Reviewed-by: Felix Kuehling <[email protected]>
Signed-off-by: Christophe JAILLET <[email protected]>
---
v1 --> v2: Compile tested :)
Add a missing ',' (kernel test robot)
Add kfd_process_queue_manager.c (Felix Kuehling)
---
drivers/gpu/drm/amd/amdkfd/kfd_process.c | 7 +++----
drivers/gpu/drm/amd/amdkfd/kfd_process_queue_manager.c | 7 +++----
2 files changed, 6 insertions(+), 8 deletions(-)

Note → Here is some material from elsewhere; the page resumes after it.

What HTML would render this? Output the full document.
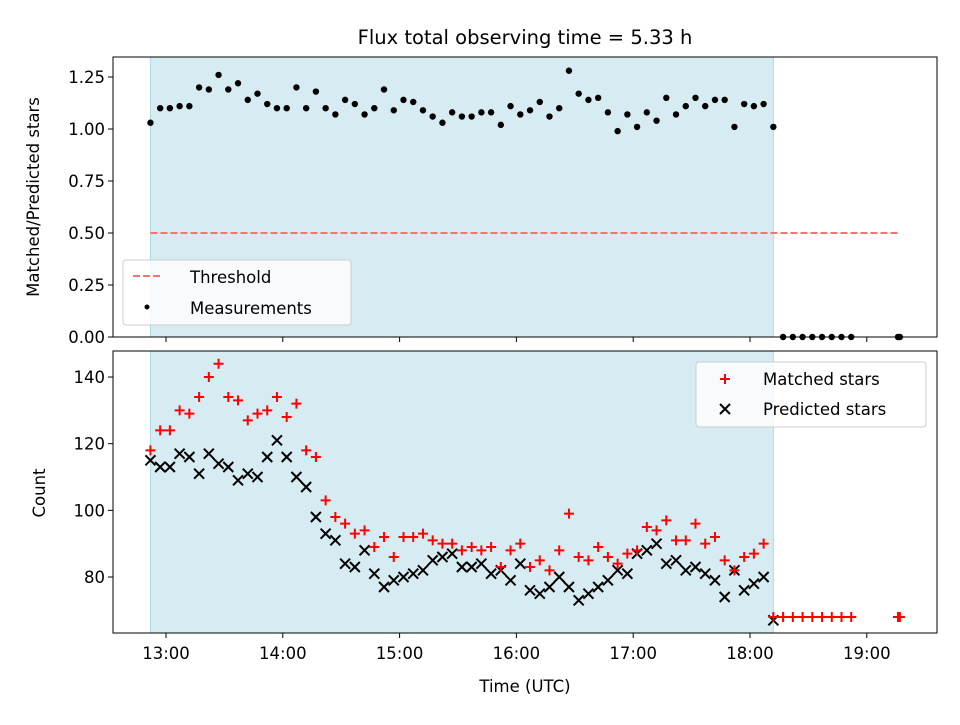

diff --git a/drivers/gpu/drm/amd/amdkfd/kfd_process.c b/drivers/gpu/drm/amd/amdkfd/kfd_process.c
index d4c8a6948a9f..67bb1654becc 100644
--- a/drivers/gpu/drm/amd/amdkfd/kfd_process.c
+++ b/drivers/gpu/drm/amd/amdkfd/kfd_process.c
@@ -1011,7 +1011,7 @@ static void kfd_process_destroy_pdds(struct kfd_process *p)
free_pages((unsigned long)pdd->qpd.cwsr_kaddr,
get_order(KFD_CWSR_TBA_TMA_SIZE));

- kfree(pdd->qpd.doorbell_bitmap);
+ bitmap_free(pdd->qpd.doorbell_bitmap);
idr_destroy(&pdd->alloc_idr);

kfd_free_process_doorbells(pdd->dev, pdd->doorbell_index);
@@ -1433,9 +1433,8 @@ static int init_doorbell_bitmap(struct qcm_process_device *qpd,
if (!KFD_IS_SOC15(dev))
return 0;

- qpd->doorbell_bitmap =
- kzalloc(DIV_ROUND_UP(KFD_MAX_NUM_OF_QUEUES_PER_PROCESS,
- BITS_PER_BYTE), GFP_KERNEL);
+ qpd->doorbell_bitmap = bitmap_zalloc(KFD_MAX_NUM_OF_QUEUES_PER_PROCESS,
+ GFP_KERNEL);
if (!qpd->doorbell_bitmap)
return -ENOMEM;

diff --git a/drivers/gpu/drm/amd/amdkfd/kfd_process_queue_manager.c b/drivers/gpu/drm/amd/amdkfd/kfd_process_queue_manager.c
index 4f8464658daf..c5f5a25c6dcc 100644
--- a/drivers/gpu/drm/amd/amdkfd/kfd_process_queue_manager.c
+++ b/drivers/gpu/drm/amd/amdkfd/kfd_process_queue_manager.c
@@ -135,9 +135,8 @@ void kfd_process_dequeue_from_all_devices(struct kfd_process *p)
int pqm_init(struct process_queue_manager *pqm, struct kfd_process *p)
{
INIT_LIST_HEAD(&pqm->queues);
- pqm->queue_slot_bitmap =
- kzalloc(DIV_ROUND_UP(KFD_MAX_NUM_OF_QUEUES_PER_PROCESS,
- BITS_PER_BYTE), GFP_KERNEL);
+ pqm->queue_slot_bitmap = bitmap_zalloc(KFD_MAX_NUM_OF_QUEUES_PER_PROCESS,
+ GFP_KERNEL);
if (!pqm->queue_slot_bitmap)
return -ENOMEM;
pqm->process = p;
@@ -159,7 +158,7 @@ void pqm_uninit(struct process_queue_manager *pqm)
kfree(pqn);
}

- kfree(pqm->queue_slot_bitmap);
+ bitmap_free(pqm->queue_slot_bitmap);
pqm->queue_slot_bitmap = NULL;
}

--
2.30.2



2021-11-23 20:47:07

by Christophe JAILLET

[permalink] [raw]
Subject: [PATCH v2 2/2] drm/amdkfd: Slighly optimize 'init_doorbell_bitmap()'

The 'doorbell_bitmap' bitmap has just been allocated. So we can use the
non-atomic '__set_bit()' function to save a few cycles as no concurrent
access can happen.

Reviewed-by: Felix Kuehling <[email protected]>
Signed-off-by: Christophe JAILLET <[email protected]>
---
bitmap_set() could certainly also be use, but range checking would be
tricky.

v1 --> v2: No change
---
drivers/gpu/drm/amd/amdkfd/kfd_process.c | 6 +++---
1 file changed, 3 insertions(+), 3 deletions(-)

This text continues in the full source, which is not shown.